> _WRITTEN EXERCISE_
Print the material below exactly as it stands, please, from its first line to the line holding "const lastX = xTicks[xTicks.length - 1];", with no pictures.

> _MATERIAL SUPPLIED_
════════

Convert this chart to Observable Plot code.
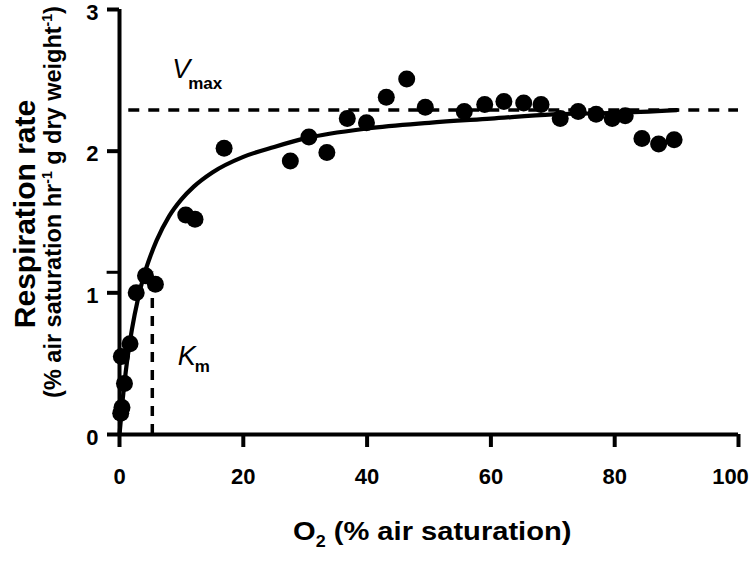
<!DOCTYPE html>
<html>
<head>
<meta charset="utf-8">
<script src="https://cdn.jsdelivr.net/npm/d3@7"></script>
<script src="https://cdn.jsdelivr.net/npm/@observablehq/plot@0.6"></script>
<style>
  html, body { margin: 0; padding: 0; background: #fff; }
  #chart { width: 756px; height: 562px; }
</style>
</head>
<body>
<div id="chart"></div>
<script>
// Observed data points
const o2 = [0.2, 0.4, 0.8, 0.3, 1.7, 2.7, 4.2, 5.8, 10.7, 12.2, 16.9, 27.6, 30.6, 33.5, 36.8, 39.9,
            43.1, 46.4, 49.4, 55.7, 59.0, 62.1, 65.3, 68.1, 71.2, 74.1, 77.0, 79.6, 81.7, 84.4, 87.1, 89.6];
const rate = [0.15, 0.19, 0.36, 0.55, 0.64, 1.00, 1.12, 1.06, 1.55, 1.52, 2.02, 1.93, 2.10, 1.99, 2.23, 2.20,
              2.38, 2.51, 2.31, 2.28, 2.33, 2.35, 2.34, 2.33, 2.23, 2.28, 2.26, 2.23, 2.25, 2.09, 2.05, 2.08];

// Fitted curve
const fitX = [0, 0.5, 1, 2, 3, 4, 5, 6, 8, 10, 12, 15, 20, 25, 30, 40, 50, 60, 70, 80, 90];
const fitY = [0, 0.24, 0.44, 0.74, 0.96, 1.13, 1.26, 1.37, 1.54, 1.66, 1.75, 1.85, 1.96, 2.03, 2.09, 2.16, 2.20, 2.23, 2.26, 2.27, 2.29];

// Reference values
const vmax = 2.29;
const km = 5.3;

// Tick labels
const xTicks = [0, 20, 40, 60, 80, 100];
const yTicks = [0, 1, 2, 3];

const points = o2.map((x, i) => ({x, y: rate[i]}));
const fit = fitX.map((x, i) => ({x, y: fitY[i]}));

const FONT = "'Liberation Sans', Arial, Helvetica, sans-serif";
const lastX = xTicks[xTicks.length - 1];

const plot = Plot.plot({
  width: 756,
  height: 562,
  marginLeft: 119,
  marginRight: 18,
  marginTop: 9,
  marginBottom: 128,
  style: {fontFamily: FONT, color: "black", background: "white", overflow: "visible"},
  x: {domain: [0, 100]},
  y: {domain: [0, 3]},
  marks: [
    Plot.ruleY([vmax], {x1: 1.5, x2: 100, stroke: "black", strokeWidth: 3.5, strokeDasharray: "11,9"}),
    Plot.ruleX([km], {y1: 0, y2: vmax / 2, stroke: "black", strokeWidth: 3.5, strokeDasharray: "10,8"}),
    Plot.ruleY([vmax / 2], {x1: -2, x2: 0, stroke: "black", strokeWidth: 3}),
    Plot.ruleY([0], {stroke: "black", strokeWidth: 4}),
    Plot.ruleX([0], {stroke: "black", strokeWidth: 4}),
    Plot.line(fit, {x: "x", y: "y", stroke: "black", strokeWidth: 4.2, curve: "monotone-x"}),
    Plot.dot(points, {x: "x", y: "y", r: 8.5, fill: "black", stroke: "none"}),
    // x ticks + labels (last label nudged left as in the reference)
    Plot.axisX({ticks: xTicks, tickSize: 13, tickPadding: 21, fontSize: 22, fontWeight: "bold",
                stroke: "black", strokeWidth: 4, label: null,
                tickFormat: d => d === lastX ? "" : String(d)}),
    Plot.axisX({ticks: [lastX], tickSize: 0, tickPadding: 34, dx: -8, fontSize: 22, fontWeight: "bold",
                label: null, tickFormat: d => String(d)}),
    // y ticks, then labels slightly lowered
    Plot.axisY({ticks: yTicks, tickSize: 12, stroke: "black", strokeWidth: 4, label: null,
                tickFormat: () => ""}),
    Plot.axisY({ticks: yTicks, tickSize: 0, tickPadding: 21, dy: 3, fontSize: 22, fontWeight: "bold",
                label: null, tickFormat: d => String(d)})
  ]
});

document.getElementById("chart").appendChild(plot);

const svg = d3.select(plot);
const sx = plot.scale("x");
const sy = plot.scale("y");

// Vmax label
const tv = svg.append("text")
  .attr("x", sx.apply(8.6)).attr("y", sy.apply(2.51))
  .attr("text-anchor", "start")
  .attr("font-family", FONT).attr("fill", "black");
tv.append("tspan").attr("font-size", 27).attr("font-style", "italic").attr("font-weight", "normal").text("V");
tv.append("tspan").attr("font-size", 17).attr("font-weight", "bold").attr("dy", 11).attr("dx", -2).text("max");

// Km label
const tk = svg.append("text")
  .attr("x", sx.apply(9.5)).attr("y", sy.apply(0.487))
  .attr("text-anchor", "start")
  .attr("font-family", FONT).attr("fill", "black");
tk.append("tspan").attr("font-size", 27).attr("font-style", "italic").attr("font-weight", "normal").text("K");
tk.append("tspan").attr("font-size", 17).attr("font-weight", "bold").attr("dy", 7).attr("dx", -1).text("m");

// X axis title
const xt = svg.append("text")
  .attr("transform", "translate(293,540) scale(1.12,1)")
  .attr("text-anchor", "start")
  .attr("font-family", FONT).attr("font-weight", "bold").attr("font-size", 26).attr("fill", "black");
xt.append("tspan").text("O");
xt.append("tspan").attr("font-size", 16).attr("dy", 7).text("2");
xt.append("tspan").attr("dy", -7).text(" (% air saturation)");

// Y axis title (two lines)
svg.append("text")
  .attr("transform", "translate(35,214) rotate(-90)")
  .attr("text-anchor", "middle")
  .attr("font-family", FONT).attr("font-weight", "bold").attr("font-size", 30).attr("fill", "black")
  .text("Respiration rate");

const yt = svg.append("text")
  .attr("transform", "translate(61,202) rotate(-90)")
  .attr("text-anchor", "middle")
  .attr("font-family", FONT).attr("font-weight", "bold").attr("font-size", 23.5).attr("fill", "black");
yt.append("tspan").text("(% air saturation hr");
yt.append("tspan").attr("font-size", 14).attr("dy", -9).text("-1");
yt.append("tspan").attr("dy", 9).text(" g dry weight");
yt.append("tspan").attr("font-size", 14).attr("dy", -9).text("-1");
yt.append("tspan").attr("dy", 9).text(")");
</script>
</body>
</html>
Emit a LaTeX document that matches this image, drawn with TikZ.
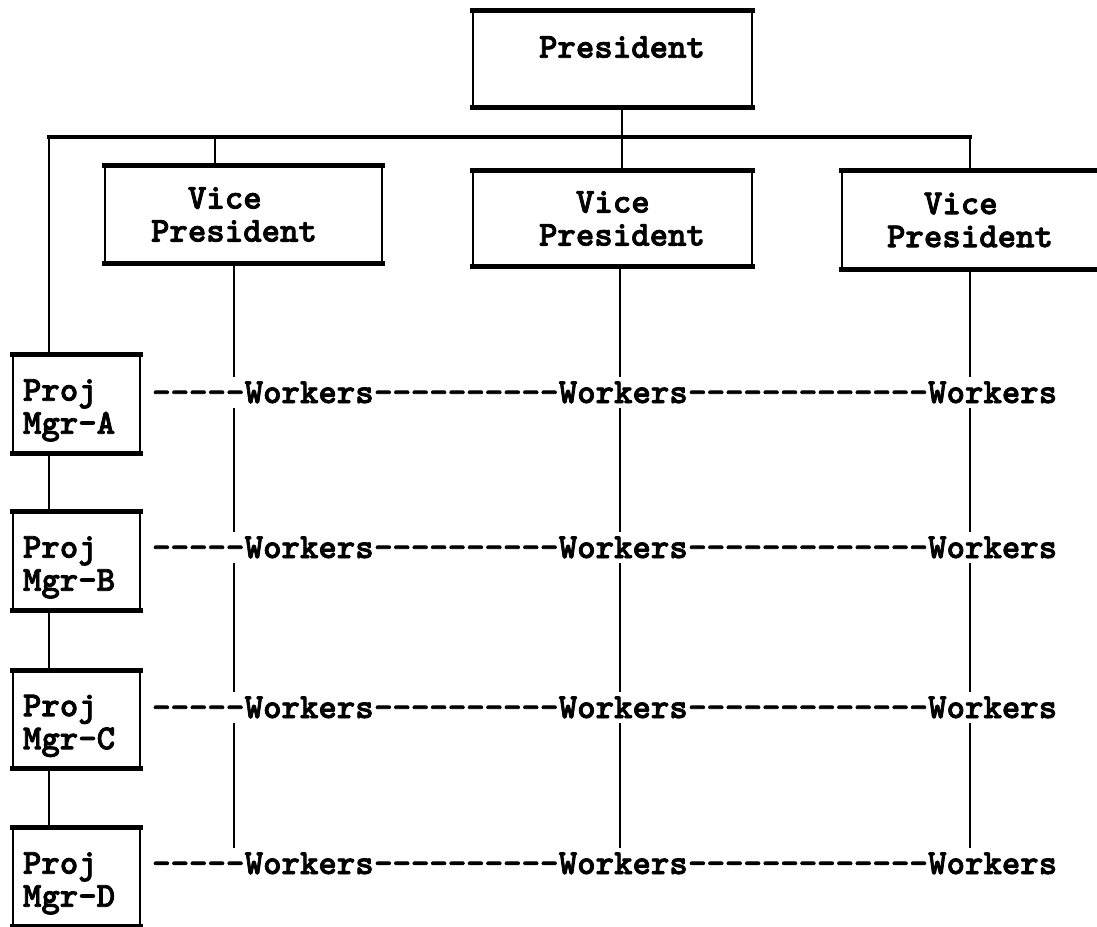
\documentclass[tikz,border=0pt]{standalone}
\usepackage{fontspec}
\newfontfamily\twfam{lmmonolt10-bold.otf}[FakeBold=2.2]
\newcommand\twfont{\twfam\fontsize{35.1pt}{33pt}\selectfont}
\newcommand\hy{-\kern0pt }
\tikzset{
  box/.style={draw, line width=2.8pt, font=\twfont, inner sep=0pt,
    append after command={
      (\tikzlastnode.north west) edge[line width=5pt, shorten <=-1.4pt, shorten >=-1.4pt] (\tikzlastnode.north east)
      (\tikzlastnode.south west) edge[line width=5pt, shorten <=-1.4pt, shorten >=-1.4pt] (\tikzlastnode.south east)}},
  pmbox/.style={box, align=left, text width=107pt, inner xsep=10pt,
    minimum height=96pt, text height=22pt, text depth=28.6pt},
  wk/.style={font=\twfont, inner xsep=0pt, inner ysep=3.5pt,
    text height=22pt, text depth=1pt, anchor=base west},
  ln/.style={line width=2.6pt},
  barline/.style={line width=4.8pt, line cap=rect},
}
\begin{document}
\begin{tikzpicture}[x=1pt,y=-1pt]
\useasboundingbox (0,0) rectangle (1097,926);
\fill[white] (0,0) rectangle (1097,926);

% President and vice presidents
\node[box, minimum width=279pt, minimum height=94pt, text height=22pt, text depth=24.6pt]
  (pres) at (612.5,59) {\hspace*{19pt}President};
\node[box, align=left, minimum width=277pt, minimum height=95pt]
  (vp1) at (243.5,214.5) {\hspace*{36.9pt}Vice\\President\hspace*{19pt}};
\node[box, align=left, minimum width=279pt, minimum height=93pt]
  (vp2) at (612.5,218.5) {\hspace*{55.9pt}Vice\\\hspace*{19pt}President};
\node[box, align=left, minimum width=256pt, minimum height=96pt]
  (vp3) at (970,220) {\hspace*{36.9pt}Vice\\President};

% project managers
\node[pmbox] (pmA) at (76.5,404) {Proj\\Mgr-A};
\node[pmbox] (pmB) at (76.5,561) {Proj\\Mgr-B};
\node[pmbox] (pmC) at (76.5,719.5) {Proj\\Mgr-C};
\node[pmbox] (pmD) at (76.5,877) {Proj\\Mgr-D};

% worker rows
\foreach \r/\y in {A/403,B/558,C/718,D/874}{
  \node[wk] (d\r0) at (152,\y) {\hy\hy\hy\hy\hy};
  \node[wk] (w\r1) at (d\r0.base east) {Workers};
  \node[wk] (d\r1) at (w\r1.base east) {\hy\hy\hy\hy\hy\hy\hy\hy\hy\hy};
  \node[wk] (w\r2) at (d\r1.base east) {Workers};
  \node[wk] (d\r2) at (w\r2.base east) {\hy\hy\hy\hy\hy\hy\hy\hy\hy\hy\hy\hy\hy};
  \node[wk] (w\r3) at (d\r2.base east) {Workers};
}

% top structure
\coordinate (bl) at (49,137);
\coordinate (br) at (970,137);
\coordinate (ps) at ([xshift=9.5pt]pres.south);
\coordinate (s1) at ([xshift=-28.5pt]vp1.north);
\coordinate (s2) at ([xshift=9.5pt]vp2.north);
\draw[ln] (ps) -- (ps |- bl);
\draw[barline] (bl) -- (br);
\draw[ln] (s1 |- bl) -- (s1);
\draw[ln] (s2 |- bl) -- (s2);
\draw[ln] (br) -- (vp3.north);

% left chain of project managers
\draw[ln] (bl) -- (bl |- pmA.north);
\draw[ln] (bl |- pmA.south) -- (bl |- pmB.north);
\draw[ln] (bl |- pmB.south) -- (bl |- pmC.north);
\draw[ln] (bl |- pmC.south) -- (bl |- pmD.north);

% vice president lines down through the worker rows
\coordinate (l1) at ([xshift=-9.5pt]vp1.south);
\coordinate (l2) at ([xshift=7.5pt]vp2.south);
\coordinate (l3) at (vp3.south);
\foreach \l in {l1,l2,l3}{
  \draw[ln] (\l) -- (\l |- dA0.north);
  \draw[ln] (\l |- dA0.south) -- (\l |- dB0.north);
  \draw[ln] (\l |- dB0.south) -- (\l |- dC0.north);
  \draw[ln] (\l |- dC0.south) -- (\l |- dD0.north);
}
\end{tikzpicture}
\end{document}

════════

> _WORKED ANSWER_
Convert this chart to Observable Plot code.
<!DOCTYPE html>
<html>
<head>
<meta charset="utf-8">
<script src="https://cdn.jsdelivr.net/npm/d3@7"></script>
<script src="https://cdn.jsdelivr.net/npm/@observablehq/plot@0.6"></script>
<style>
  html, body { margin: 0; padding: 0; background: #fff; }
  #chart { width: 756px; height: 562px; }
</style>
</head>
<body>
<div id="chart"></div>
<script>
// Observed data points
const o2 = [0.2, 0.4, 0.8, 0.3, 1.7, 2.7, 4.2, 5.8, 10.7, 12.2, 16.9, 27.6, 30.6, 33.5, 36.8, 39.9,
            43.1, 46.4, 49.4, 55.7, 59.0, 62.1, 65.3, 68.1, 71.2, 74.1, 77.0, 79.6, 81.7, 84.4, 87.1, 89.6];
const rate = [0.15, 0.19, 0.36, 0.55, 0.64, 1.00, 1.12, 1.06, 1.55, 1.52, 2.02, 1.93, 2.10, 1.99, 2.23, 2.20,
              2.38, 2.51, 2.31, 2.28, 2.33, 2.35, 2.34, 2.33, 2.23, 2.28, 2.26, 2.23, 2.25, 2.09, 2.05, 2.08];

// Fitted curve
const fitX = [0, 0.5, 1, 2, 3, 4, 5, 6, 8, 10, 12, 15, 20, 25, 30, 40, 50, 60, 70, 80, 90];
const fitY = [0, 0.24, 0.44, 0.74, 0.96, 1.13, 1.26, 1.37, 1.54, 1.66, 1.75, 1.85, 1.96, 2.03, 2.09, 2.16, 2.20, 2.23, 2.26, 2.27, 2.29];

// Reference values
const vmax = 2.29;
const km = 5.3;

// Tick labels
const xTicks = [0, 20, 40, 60, 80, 100];
const yTicks = [0, 1, 2, 3];

const points = o2.map((x, i) => ({x, y: rate[i]}));
const fit = fitX.map((x, i) => ({x, y: fitY[i]}));

const FONT = "'Liberation Sans', Arial, Helvetica, sans-serif";
const lastX = xTicks[xTicks.length - 1];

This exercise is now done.